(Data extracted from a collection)
══════════════════════════════
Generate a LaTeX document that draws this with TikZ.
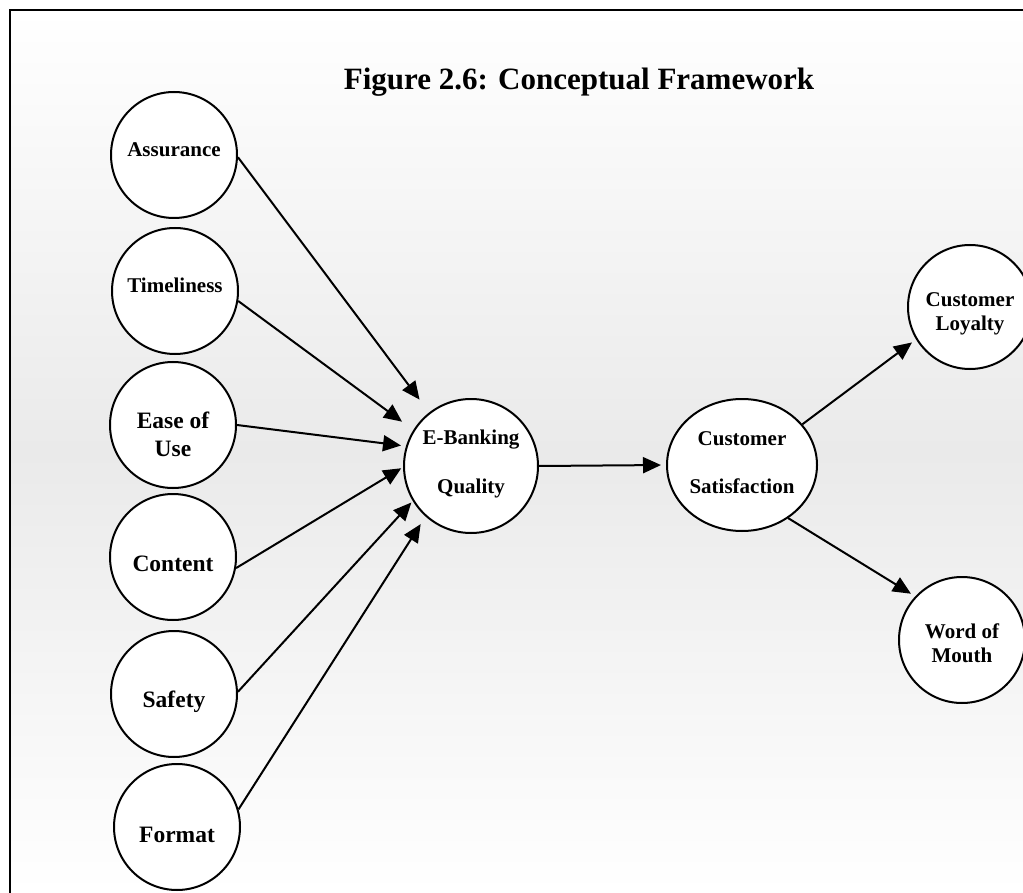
\documentclass[tikz,border=0pt]{standalone}
\usepackage{fontspec}
\setmainfont{Liberation Serif}
\usetikzlibrary{arrows.meta,shapes.geometric}
\definecolor{panelmid}{RGB}{234,234,234}
\begin{document}
\begin{tikzpicture}[x=1pt,y=-1pt,
  factor/.style={circle,draw=black,fill=white,line width=2pt,minimum size=126pt,inner sep=0pt},
  lbl/.style={font=\fontsize{21}{24}\selectfont\bfseries,align=center,inner sep=0pt},
  lblbig/.style={font=\fontsize{23.5}{28}\selectfont\bfseries,align=center,inner sep=0pt},
  link/.style={line width=2pt,-{Triangle[length=18pt,width=16pt]}},
]
\useasboundingbox (0,0) rectangle (1023,893);

% shaded panel with its frame
\shade[top color=white,bottom color=white,middle color=panelmid] (10,10) rectangle (1023,893);
\draw[line width=2pt] (10,893) -- (10,10) -- (1023,10);

% title
\node[font=\fontsize{31}{36}\selectfont\bfseries,anchor=base,inner sep=0pt] (title) at (579,90) {Figure 2.6: Conceptual Framework};

% service quality dimensions
\node[factor,label={[lbl,name=assT,yshift=5pt]center:Assurance}] (ass) at (174,155) {};
\node[factor,label={[lbl,name=timT,yshift=6pt]center:Timeliness}] (tim) at (175,291) {};
\node[factor,label={[lblbig,name=easeT,yshift=-9pt]center:Ease of\\Use}] (ease) at (173,425) {};
\node[factor,label={[lblbig,name=conT,yshift=-7pt]center:Content}] (con) at (173,557) {};
\node[factor,label={[lblbig,name=safT,yshift=-7.5pt]center:Safety}] (saf) at (174,694) {};
\node[factor,label={[lblbig,name=fmtT,yshift=-8pt]center:Format}] (fmt) at (177,827) {};

% central constructs
\node[factor,minimum size=134pt,label={[lbl,name=ebT,yshift=2pt]center:E-Banking\\[25pt]Quality}] (eb) at (471,466) {};
\node[ellipse,draw=black,fill=white,line width=2pt,minimum width=150pt,minimum height=132pt,inner sep=0pt,
      label={[lbl,name=csT,yshift=2.5pt]center:Customer\\[24pt]Satisfaction}] (cs) at (742,465) {};

% outcomes
\node[factor,minimum size=124pt,label={[lbl,name=clT,yshift=-7pt]center:Customer\\Loyalty}] (cl) at (970,307) {};
\node[factor,label={[lbl,name=womT,yshift=-3.5pt]center:Word of\\Mouth}] (wom) at (962,640) {};

% paths
\draw[link,shorten >=16pt] (ass.-2) -- (eb.128);
\draw[link,shorten >=14pt] (tim.-9) -- (eb.148);
\draw[link,shorten >=5pt] (ease.0) -- (eb.163);
\draw[link,shorten >=2pt] (con.-10) -- (eb.181);
\draw[link,shorten >=2pt] (saf.2) -- (eb.211);
\draw[link,shorten >=9pt] (fmt.16) -- (eb.228);
\draw[link,shorten >=5pt] (eb.0) -- (cs.180);
\draw[link,shorten >=5pt] (cs.34) -- (cl.211);
\draw[link,shorten >=5pt] (cs.-49) -- (wom.137);
\end{tikzpicture}
\end{document}
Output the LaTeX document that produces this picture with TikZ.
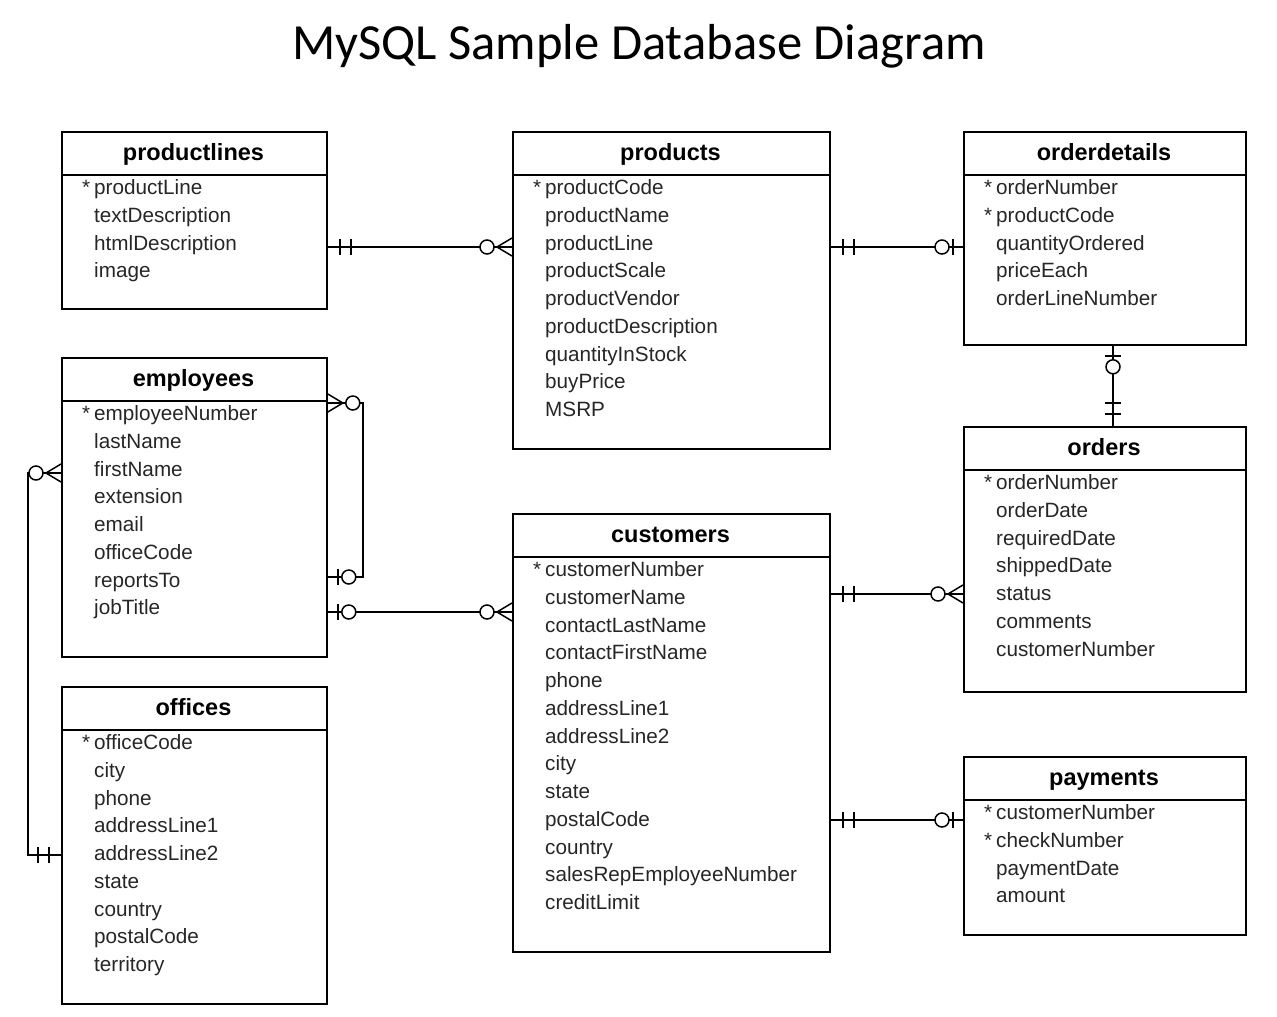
══════════════════════════════
* TASK
Using the records above, output their complete text exactly, minus any images.

* COMPLETED TASK
Generate a LaTeX document that draws this with TikZ.
\documentclass[tikz,border=0pt]{standalone}
\usepackage{fontspec}
\setmainfont{Liberation Serif}
\usetikzlibrary{arrows.meta,shapes.geometric}
\definecolor{panelmid}{RGB}{234,234,234}
\begin{document}
\begin{tikzpicture}[x=1pt,y=-1pt,
  factor/.style={circle,draw=black,fill=white,line width=2pt,minimum size=126pt,inner sep=0pt},
  lbl/.style={font=\fontsize{21}{24}\selectfont\bfseries,align=center,inner sep=0pt},
  lblbig/.style={font=\fontsize{23.5}{28}\selectfont\bfseries,align=center,inner sep=0pt},
  link/.style={line width=2pt,-{Triangle[length=18pt,width=16pt]}},
]
\useasboundingbox (0,0) rectangle (1023,893);

% shaded panel with its frame
\shade[top color=white,bottom color=white,middle color=panelmid] (10,10) rectangle (1023,893);
\draw[line width=2pt] (10,893) -- (10,10) -- (1023,10);

% title
\node[font=\fontsize{31}{36}\selectfont\bfseries,anchor=base,inner sep=0pt] (title) at (579,90) {Figure 2.6: Conceptual Framework};

% service quality dimensions
\node[factor,label={[lbl,name=assT,yshift=5pt]center:Assurance}] (ass) at (174,155) {};
\node[factor,label={[lbl,name=timT,yshift=6pt]center:Timeliness}] (tim) at (175,291) {};
\node[factor,label={[lblbig,name=easeT,yshift=-9pt]center:Ease of\\Use}] (ease) at (173,425) {};
\node[factor,label={[lblbig,name=conT,yshift=-7pt]center:Content}] (con) at (173,557) {};
\node[factor,label={[lblbig,name=safT,yshift=-7.5pt]center:Safety}] (saf) at (174,694) {};
\node[factor,label={[lblbig,name=fmtT,yshift=-8pt]center:Format}] (fmt) at (177,827) {};

% central constructs
\node[factor,minimum size=134pt,label={[lbl,name=ebT,yshift=2pt]center:E-Banking\\[25pt]Quality}] (eb) at (471,466) {};
\node[ellipse,draw=black,fill=white,line width=2pt,minimum width=150pt,minimum height=132pt,inner sep=0pt,
      label={[lbl,name=csT,yshift=2.5pt]center:Customer\\[24pt]Satisfaction}] (cs) at (742,465) {};

% outcomes
\node[factor,minimum size=124pt,label={[lbl,name=clT,yshift=-7pt]center:Customer\\Loyalty}] (cl) at (970,307) {};
\node[factor,label={[lbl,name=womT,yshift=-3.5pt]center:Word of\\Mouth}] (wom) at (962,640) {};

% paths
\draw[link,shorten >=16pt] (ass.-2) -- (eb.128);
\draw[link,shorten >=14pt] (tim.-9) -- (eb.148);
\draw[link,shorten >=5pt] (ease.0) -- (eb.163);
\draw[link,shorten >=2pt] (con.-10) -- (eb.181);
\draw[link,shorten >=2pt] (saf.2) -- (eb.211);
\draw[link,shorten >=9pt] (fmt.16) -- (eb.228);
\draw[link,shorten >=5pt] (eb.0) -- (cs.180);
\draw[link,shorten >=5pt] (cs.34) -- (cl.211);
\draw[link,shorten >=5pt] (cs.-49) -- (wom.137);
\end{tikzpicture}
\end{document}
Output the LaTeX document that produces this picture with TikZ.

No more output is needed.